Actionable Steps for Understanding the Map
If you’re trying to track this or understand the implications for travel, business, or just staying informed, don't just look at one source.
- Check the "Control of Terrain" Layers: When looking at a map of Russia and Ukraine and Crimea, look for maps that distinguish between "occupied," "claimed," and "contested." There is a big difference between a Russian flag flying over a city hall and a Russian patrol driving through a village.
- Watch the Logistics Hubs: Forget the border lines for a second. Look at the railway lines. In this part of the world, the military moves by train. Places like Dzhankoi in Crimea or Kupiansk in the north are vital because they are rail junctions. Whoever controls the rail controls the map.

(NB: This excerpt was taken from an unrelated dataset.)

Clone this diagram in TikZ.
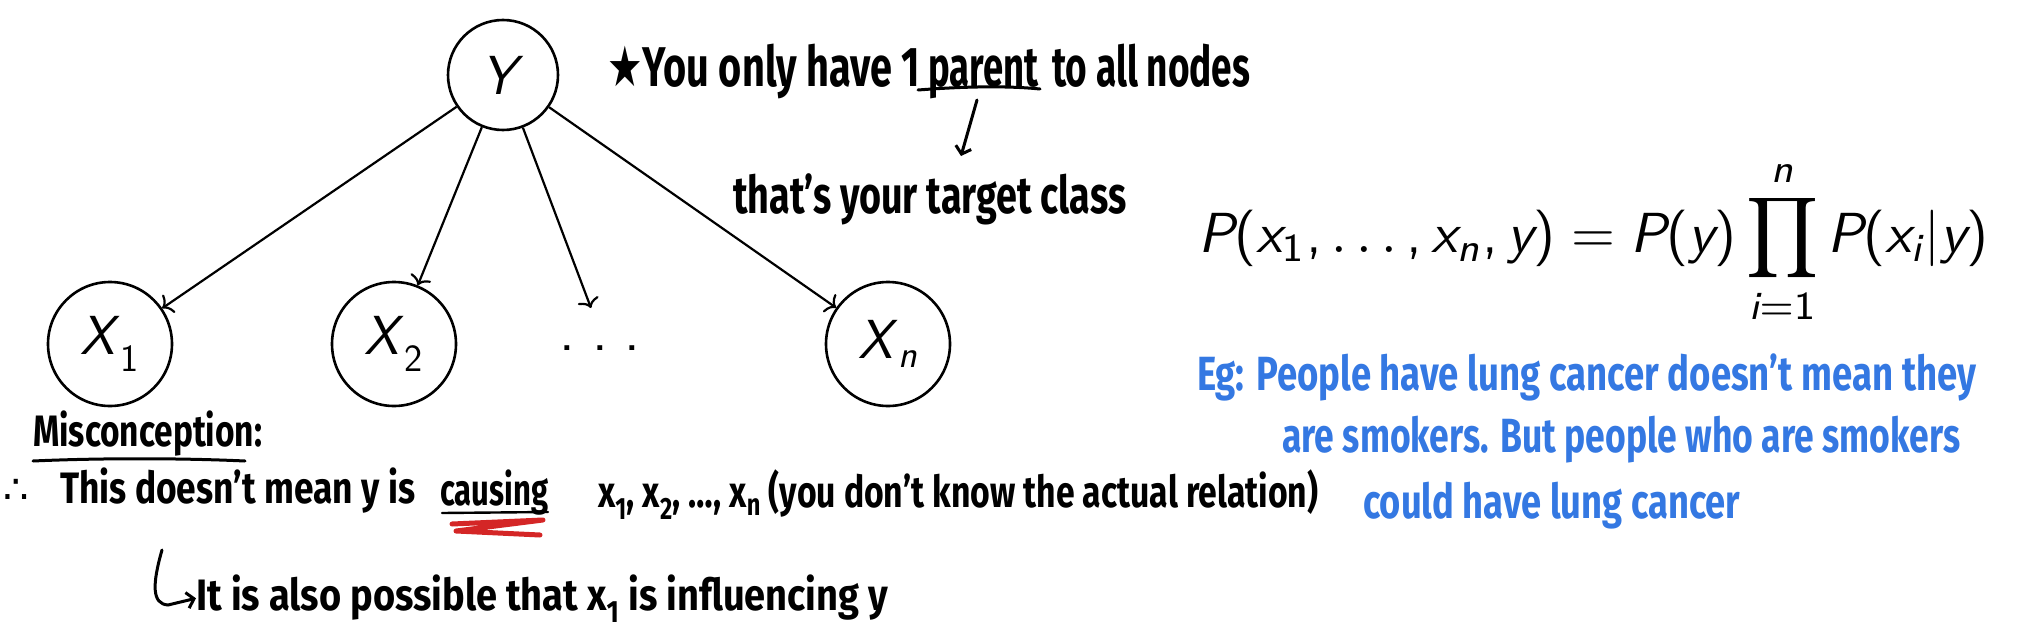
\documentclass[tikz,border=0pt]{standalone}
\usepackage{fontspec}
\usepackage{amsmath}
\usepackage{graphicx}
\usetikzlibrary{arrows.meta}
\newfontfamily\hand{Fira Sans}
\newfontfamily\symf{DejaVu Sans}
\definecolor{inkblue}{RGB}{52,120,226}
\definecolor{inkred}{RGB}{212,38,38}
\newcommand\si[1]{\textsf{\itshape #1}}
\newcommand\su[1]{\textsf{#1}}
\newcommand\fitw[2]{\resizebox{#1}{\height}{#2}}
\begin{document}
\begin{tikzpicture}[x=1pt,y=-1pt,
  var/.style={circle, draw, line width=2.6pt, inner sep=0pt, font=\fontsize{55}{66}\selectfont},
  edge/.style={line width=2.2pt, -{To[length=9pt,width=22pt]}},
  hw/.style={font=\hand\bfseries, inner sep=0pt, anchor=base west},
  hwbig/.style={hw, font=\hand\bfseries\fontsize{56}{64}\selectfont},
  hwtgt/.style={hw, font=\hand\bfseries\fontsize{52}{60}\selectfont},
  hwmid/.style={hw, font=\hand\bfseries\fontsize{44}{52}\selectfont},
  hwblue/.style={hw, text=inkblue, font=\hand\bfseries\fontsize{48}{56}\selectfont},
  hwline/.style={line width=3pt, line cap=round},
  hwarrow/.style={line width=3pt, line cap=round, -{Straight Barb[length=7pt,width=16pt]}}
]
\useasboundingbox (0,0) rectangle (2018,634);

% graph
\node[var, minimum size=110pt] (Y) at (503,75) {\si{Y}};
\node[var, minimum size=124pt] (X1) at (110,344) {\si{X}$_{\su{1}}$};
\node[var, minimum size=124pt] (X2) at (394,344) {\si{X}$_{\su{2}}$};
\node[var, minimum size=124pt] (Xn) at (888,344) {\si{X}$_{\si{n}}$};
\node[inner sep=0pt, anchor=base, font=\fontsize{60}{66}\selectfont] (dots) at (600,350) {\su{.\hspace{17pt}.\hspace{17pt}.}};
\coordinate (dtip) at (591,308);
\draw[edge] (Y) -- (X1);
\draw[edge] (Y) -- (X2);
\draw[edge] (Y) -- (dtip);
\draw[edge] (Y) -- (Xn);

% annotation top
\node[hwbig] (n1) at (607,86) {\fitw{313pt}{{\symf ★}You only have 1}};
\node[hwbig] (n2) at (928,86) {\fitw{110pt}{parent}};
\node[hwbig] (n3) at (1052,86) {\fitw{198pt}{to all nodes}};
\draw[hwline] (918,90) .. controls (970,86) and (1010,86) .. (1040,89);
\node[hwtgt] (tgt) at (733,213) {\fitw{393pt}{that’s your target class}};
\coordinate (a1s) at (977,100);
\coordinate (a1e) at (961,156);
\draw[hwarrow] (a1s) -- (a1e);

% formula
\node[anchor=west, inner sep=0pt] (formula) at (1198,242) {\resizebox{790pt}{!}{$\displaystyle \si{P}\su{(}\si{x}_{\su{1}}\mathpunct{\su{,}}\ldots\mathpunct{\su{,}}\si{x}_{\si{n}}\mathpunct{\su{,}}\si{y}\su{)} = \si{P}\su{(}\si{y}\su{)}\prod_{\si{i}=\su{1}}^{\si{n}}\si{P}\su{(}\si{x}_{\si{i}}|\si{y}\su{)}$}};

% blue example
\node[hwblue] (b1) at (1197,390) {\fitw{779pt}{Eg: People have lung cancer doesn’t mean they}};
\node[hwblue] (b2) at (1282,452) {\fitw{678pt}{are smokers. But people who are smokers}};
\node[hwblue] (b3) at (1363,518) {\fitw{377pt}{could have lung cancer}};

% misconception
\node[hwmid] (mis) at (33,446) {\fitw{229pt}{Misconception:}};
\draw[hwline] (33,461) .. controls (100,458) and (180,458) .. (245,461);
\node[hw, font=\symf\fontsize{40}{44}\selectfont] (there) at (3,503) {∴};
\node[hwmid] (l1a) at (60,503) {\fitw{355pt}{This doesn’t mean y is}};
\node[hwmid] (l1b) at (440,505) {\fitw{108pt}{causing}};
\draw[line width=2.4pt, line cap=round] (442,513) -- (548,512);
\draw[inkred, line width=5pt, line cap=round, line join=round] (452,524) -- (543,520) -- (456,531) -- (540,535);
\node[hwmid] (l1c) at (598,507) {\fitw{720pt}{x\textsubscript{1}, x\textsubscript{2}, …, x\textsubscript{n} (you don’t know the actual relation)}};
\node[hwmid] (l2) at (196,610) {\fitw{692pt}{It is also possible that x\textsubscript{1} is influencing y}};
\coordinate (hk) at (162,550);
\draw[hwarrow] (hk) .. controls (152,585) and (152,604) .. (168,605) -- (l2.west);
\end{tikzpicture}
\end{document}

- Verify with Satellite Imagery: Use tools like Sentinel Hub or even basic Google Earth (checking the "historical imagery" dates) to see the actual changes on the ground, like new fortifications (the "Surovikin Line") which are clearly visible from space.
The map of this region is currently written in pencil, not ink. While the international community largely recognizes the 1991 borders of Ukraine—including Crimea—the reality on the ground is a fractured landscape of trenches, minefields, and disputed cities. Understanding this requires looking past the static lines and seeing the strategic necessities—water, rail, and sea access—that drive the conflict.
To stay accurately informed, prioritize maps that update daily based on geolocated data rather than political declarations. The geography hasn't changed, but the political reality is in a constant state of flux.